Summary: God promise us His deliverance through our Lord and Saviour.
To understand Jesus and His mission, you must understand some of the basic foundations of the OT that prepare for Him. I would like to refer to just two of these.
The first is the vision of Nathan (2 Sam 7, and 1 Chr 17). In it, King David, in following the tradition of the ANE, decides to build a temple to honour his God after his successes in battle. So he shares his plans with the court prophet, Nathan, who agrees and wishes him well.

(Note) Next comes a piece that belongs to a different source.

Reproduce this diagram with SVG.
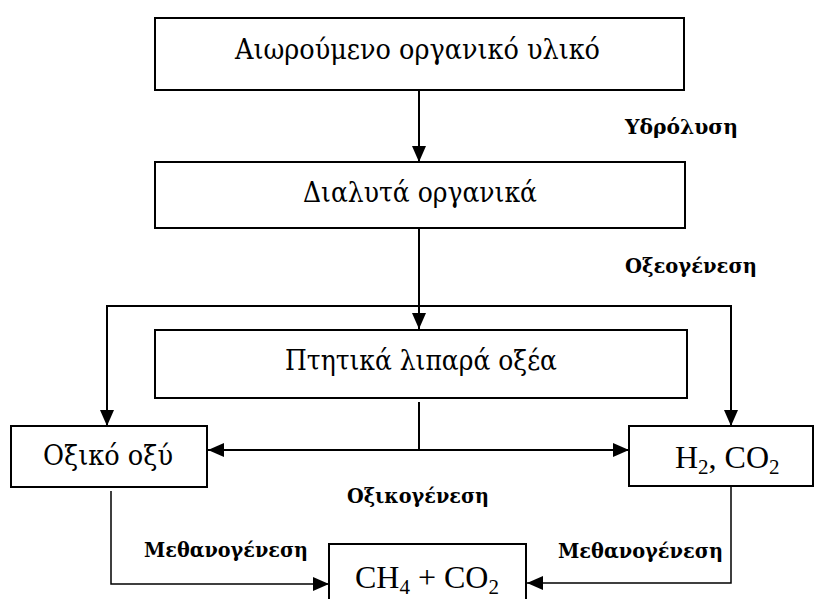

That night, however, God appears to Nathan and tells him to correct his message. Nathan was to tell David that He didn’t need a house, and that never in any previous instance had God ever asked any of the leaders of Israel to build Him one. Instead, God says that He will build David a house—in order to provide a place for the people to live where there was justice from within and rest from the enemies without.
More than that, God told Nathan to tell David, that he would have a son that would reign after him, and that his throne would be established forever—and that he would be regarded as God’s son—despite emphasizing that this son would come from David’s body. This was a safeguard, as all other ANE cultures regarded their god-kings as sexually engendered by the gods themselves. Even though this son of God would be the son of a man, he would always be human. And as Father to this son, God would have the right to discipline him if he needed it, rather than rejecting the dynasty, as He had with Saul.
We see hints of this special promise in Jesus’ life, when the children enthusiastically sang their hosannas (literally a song pleading for and thanking the king for political deliverance from the oppressing powers), and when He was referred to as the son of David. The people were reading into Jesus’ ministry the fulfillment of the promises God made to David. Jesus became the fulfillment of the everlasting dynasty (house) that God had promised to David—an issue taken up in the book of Revelation, where Jesus is the lion of the tribe of Judah, and where His people live and reign with Him for 1000 years.
But an even more remarkable story is found in Genesis. The story commences with the words “after these things” (Gen 15:1). The previous chapter describes Abram’s extraordinary efforts in freeing his nephew Lot and a handful of other captives, and restoring not only their stolen property but also all the loot stolen from the five cities of the plain by a 4-king confederacy. With the 318 “trained men” of his household, Abram stages a daring rescue and succeeds where the armies of 5 allied kings failed. The story ends with Abram paying tithes of his share of the proceeds to the enigmatic Melchizedec. But that is another story.
So it is after this that the events of chapter 15 occur. God had assured Abram on at least two previous occasions (Gen 12: 2 and 13:16), that he would have many children. It appears that that promise was made too long ago and Abram’s hope is growing cold.